When a film is as uneven, at odds with itself, as “Seasons,” which is accompanied by Vivaldi’s “The Four Seasons,” it calls into question its choice of medium. If an IMAX film is to seem more than a museum exhibit then there has to be some point as to why it’s been made in that format in the first place--some sense that its unique resources have been explored for some purpose. (Ironically, the program’s curtain-raiser, Ron Fricke’s dazzling eight-minute “Sacred Site,” a glorious tracking of Halley’s Comet from Australia’s Ayer’s Mound, a huge breadloaf-like mountain in a desert landscape, shows just what can only be accomplished in IMAX.)

The lack of imagination in “Seasons” makes you appreciate the rigor of the best experimental filmmakers; Stan Brakhage, for example, has celebrated nature and its cycles for decades in rich, flowing images created with much the same equipment others use to take home movies. There’s lots more point to them than a close-up of a pansy that’s 40 feet tall.

Continuing at the IMAX, along with “Seasons,” through April 28 are a reprise of “Beavers,” plus “The Discoverers,” “Grand Canyon” and “Chronos.”

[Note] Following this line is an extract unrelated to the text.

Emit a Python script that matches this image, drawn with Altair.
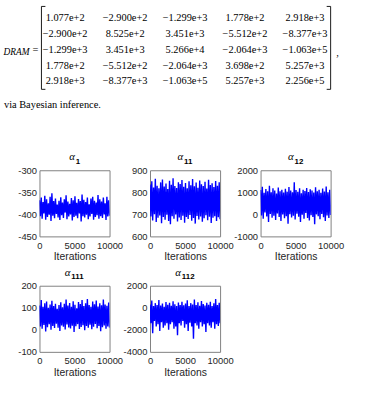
import altair as alt
import pandas as pd
import numpy as np

# ---------------- data ----------------
matrix_rows = [
    ["1.077e+2", "−2.900e+2", "−1.299e+3", "1.778e+2", "2.918e+3"],
    ["−2.900e+2", "8.525e+2", "3.451e+3", "−5.512e+2", "−8.377e+3"],
    ["−1.299e+3", "3.451e+3", "5.266e+4", "−2.064e+3", "−1.063e+5"],
    ["1.778e+2", "−5.512e+2", "−2.064e+3", "3.698e+2", "5.257e+3"],
    ["2.918e+3", "−8.377e+3", "−1.063e+5", "5.257e+3", "2.256e+5"],
]
matrix_label = "DRAM"
caption = "via Bayesian inference."

x_ticks = [0, 5000, 10000]
x_domain = [0, 10000]

# alpha_1
a1_sub = "1"
a1_domain = [-450, -300]
a1_ticks = [-450, -400, -350, -300]
a1_upper = [-368, -362, -372, -358, -366, -375, -360, -352, -370, -364, -378, -369, -361, -373, -366, -357, -371, -376, -363, -368,
            -359, -374, -365, -370, -355, -367, -372, -362, -377, -364, -360, -369, -373, -356, -366, -371, -362, -375, -360, -368]
a1_lower = [-404, -410, -398, -412, -406, -401, -415, -403, -409, -399, -407, -413, -402, -408, -396, -411, -405, -400, -414, -406,
            -403, -409, -398, -416, -404, -407, -401, -411, -405, -399, -412, -406, -402, -410, -404, -408, -400, -413, -405, -403]

# alpha_11
a11_sub = "11"
a11_domain = [600, 900]
a11_ticks = [600, 700, 800, 900]
a11_upper = [835, 850, 822, 862, 830, 818, 845, 858, 826, 840, 815, 852, 834, 864, 828, 820, 846, 838, 856, 825,
             842, 818, 850, 832, 860, 827, 844, 821, 853, 836, 829, 848, 817, 857, 833, 841, 824, 851, 830, 845]
a11_lower = [690, 672, 700, 665, 685, 695, 660, 688, 676, 698, 670, 655, 692, 680, 699, 668, 686, 674, 694, 662,
             688, 679, 697, 671, 684, 658, 693, 677, 690, 666, 682, 696, 673, 689, 661, 685, 692, 670, 687, 678]

# alpha_12
a12_sub = "12"
a12_domain = [-1000, 2000]
a12_ticks = [-1000, 0, 1000, 2000]
a12_upper = [1100, 1250, 980, 1150, 1050, 1300, 1000, 1180, 1080, 950, 1220, 1050, 1120, 990, 1160, 1030, 1240, 1080, 1000, 1450,
             1100, 1020, 1180, 960, 1120, 1060, 1200, 1010, 1140, 1080, 990, 1230, 1050, 1110, 980, 1170, 1040, 1260, 1000, 1120]
a12_lower = [-50, -200, 80, -100, -350, 20, -150, -60, -250, 40, -120, -300, 0, -180, -80, -420, 10, -140, -60, -230,
             30, -110, -350, -20, -200, 60, -160, -280, -40, -120, -450, 0, -90, -220, 20, -130, -300, -50, -170, -30]

# alpha_111
a111_sub = "111"
a111_domain = [-100, 200]
a111_ticks = [-100, 0, 100, 200]
a111_upper = [110, 135, 105, 120, 128, 100, 115, 132, 108, 118, 95, 112, 125, 102, 118, 138, 110, 122, 105, 130,
              114, 98, 126, 117, 135, 108, 120, 140, 112, 104, 128, 116, 133, 106, 121, 111, 137, 115, 109, 124]
a111_lower = [15, 5, 22, -8, 12, 25, 0, 18, 8, 28, 10, -5, 20, 14, 2, 24, 11, 6, 19, -10,
              16, 26, 4, 13, 21, -2, 17, 9, 23, 3, 14, 27, 7, 18, -6, 12, 20, 5, 15, 10]

# alpha_112
a112_sub = "112"
a112_domain = [-4000, 2000]
a112_ticks = [-4000, -2000, 0, 2000]
a112_upper = [300, 650, 150, 420, 250, 700, 200, 380, 100, 520, 280, 450, 180, 600, 320, 150, 480, 260, 550, 220,
              380, 680, 160, 420, 300, 760, 240, 500, 180, 620, 350, 200, 460, 280, 540, 150, 400, 800, 260, 450]
a112_lower = [-1400, -2300, -1200, -1700, -1500, -2100, -1300, -1800, -1600, -1400, -2000, -1500, -1300, -1900, -1700, -2500, -1400, -1600, -1200, -1800,
              -1500, -2100, -1350, -1700, -2800, -1400, -1600, -1900, -1300, -1700, -1500, -2200, -1400, -1600, -1800, -1300, -1900, -1500, -1650, -1400]

# ---------------- styling ----------------
SERIF = "Liberation Serif"
SANS = "Liberation Sans"
PW, PH = 71, 67
dummy = pd.DataFrame({"a": [0]})


def rule(x1, x2, y1, y2):
    return alt.Chart(dummy).mark_rule(color="black", strokeWidth=0.9).encode(
        x=alt.value(x1), x2=alt.value(x2), y=alt.value(y1), y2=alt.value(y2))


def label(txt, x, y, **kw):
    return alt.Chart(dummy).mark_text(text=txt, **kw).encode(x=alt.value(x), y=alt.value(y))


cells = pd.DataFrame([{"row": r, "col": c, "txt": matrix_rows[r][c]}
                      for r in range(len(matrix_rows)) for c in range(len(matrix_rows[r]))])

cell_text = alt.Chart(cells).mark_text(font=SERIF, fontSize=10.5, color="black",
                                       align="center", baseline="middle").encode(
    x=alt.X("col:Q", scale=alt.Scale(domain=[0, 4], range=[62, 305]), axis=None),
    y=alt.Y("row:Q", scale=alt.Scale(domain=[0, 4], range=[15, 79]), axis=None),
    text="txt:N")

header = alt.layer(
    cell_text,
    rule(38, 38, 3, 87), rule(38, 42, 3, 3), rule(38, 42, 87, 87),
    rule(331, 331, 3, 87), rule(327, 331, 3, 3), rule(327, 331, 87, 87),
    label(matrix_label, 26, 49, font=SERIF, fontSize=9.5, fontStyle="italic", align="right", baseline="middle", color="black"),
    label("=", 32, 47, font=SERIF, fontSize=10.5, align="center", baseline="middle", color="black"),
    label(",", 338, 50, font=SERIF, fontSize=10.5, align="center", baseline="middle", color="black"),
    label(caption, 0, 103, font=SERIF, fontSize=10.5, align="left", baseline="middle", color="black"),
).properties(width=378, height=120)


def panel(sub, dom, ticks, upper, lower):
    n = len(upper)
    its = np.linspace(x_domain[0], x_domain[1], 2 * n)
    vals = [v for pair in zip(upper, lower) for v in pair]
    df = pd.DataFrame({"it": its, "v": vals})
    line = alt.Chart(df).mark_line(color="#0000ff", strokeWidth=1.4, clip=True).encode(
        x=alt.X("it:Q", scale=alt.Scale(domain=x_domain, nice=False, zero=False),
                axis=alt.Axis(values=x_ticks, title="Iterations", labelExpr="toString(datum.value)")),
        y=alt.Y("v:Q", scale=alt.Scale(domain=dom, nice=False, zero=False),
                axis=alt.Axis(values=ticks, title=None, labelExpr="toString(datum.value)")),
        order="it:Q")
    a_w = 6.3
    s_w = 4.45 * len(sub)
    start = PW / 2 - (a_w + s_w) / 2
    alpha = label("α", start, -13, font=SERIF, fontSize=11, fontStyle="italic", align="left",
                  baseline="middle", color="black")
    subt = label(sub, start + a_w + 0.3, -8.5, font=SANS, fontSize=8, fontWeight="bold", align="left",
                 baseline="middle", color="black")
    return alt.layer(line, alpha, subt).properties(
        width=PW, height=PH, view=alt.ViewBackground(stroke="#808080", strokeWidth=1))


p1 = panel(a1_sub, a1_domain, a1_ticks, a1_upper, a1_lower)
p2 = panel(a11_sub, a11_domain, a11_ticks, a11_upper, a11_lower)
p3 = panel(a12_sub, a12_domain, a12_ticks, a12_upper, a12_lower)
p4 = panel(a111_sub, a111_domain, a111_ticks, a111_upper, a111_lower)
p5 = panel(a112_sub, a112_domain, a112_ticks, a112_upper, a112_lower)

body = alt.concat(p1, p2, p3, p4, p5, columns=3,
                  spacing=alt.RowColnumber(row=50, column=41), bounds="flush")
spacer = alt.Chart(dummy).mark_point(opacity=0).encode(x=alt.value(0), y=alt.value(0)).properties(width=1, height=10)
body_row = alt.hconcat(spacer, body, spacing=35, bounds="flush")

chart = alt.vconcat(header, body_row, spacing=49, bounds="flush").properties(
    padding=0, background="white"
).configure_view(stroke="transparent").configure_axis(
    grid=False, ticks=False, domain=False,
    labelFont=SANS, labelFontSize=9.5, labelColor="#262626",
    labelFlush=False, labelOverlap=False, labelBound=False,
    titleFont=SANS, titleFontSize=10.5, titleFontWeight="normal", titleColor="#262626", titlePadding=2,
).configure_axisX(labelPadding=4).configure_axisY(labelPadding=3)

chart.save("out.html", embed_options={"renderer": "svg", "actions": False})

Schedule and information: (213) 744-2014.

‘Seasons’

A Minnesota Office of Tourism/Science Museum of Minnesota presentation in cooperation with the Museum Film Network. Producer-director Ben Shedd. Executive producers Mike Day, George Casey, Paul Novros. Writer George Casey. Cinematographer David Douglas. Music Vivaldi’s “The Four Seasons” performed by the St. Paul Chamber Orchestra; Pinchas Zukerman, music director and violinist. Computer animation created and animated by Vibeke Sorenson, Cal-Tech. Digital film recording by Richard A. Weinberg, Richard Y. Ostiguy, Richard A. Harrington, USC. Running time: 33 minutes.

Times guidelines: suitable for all ages.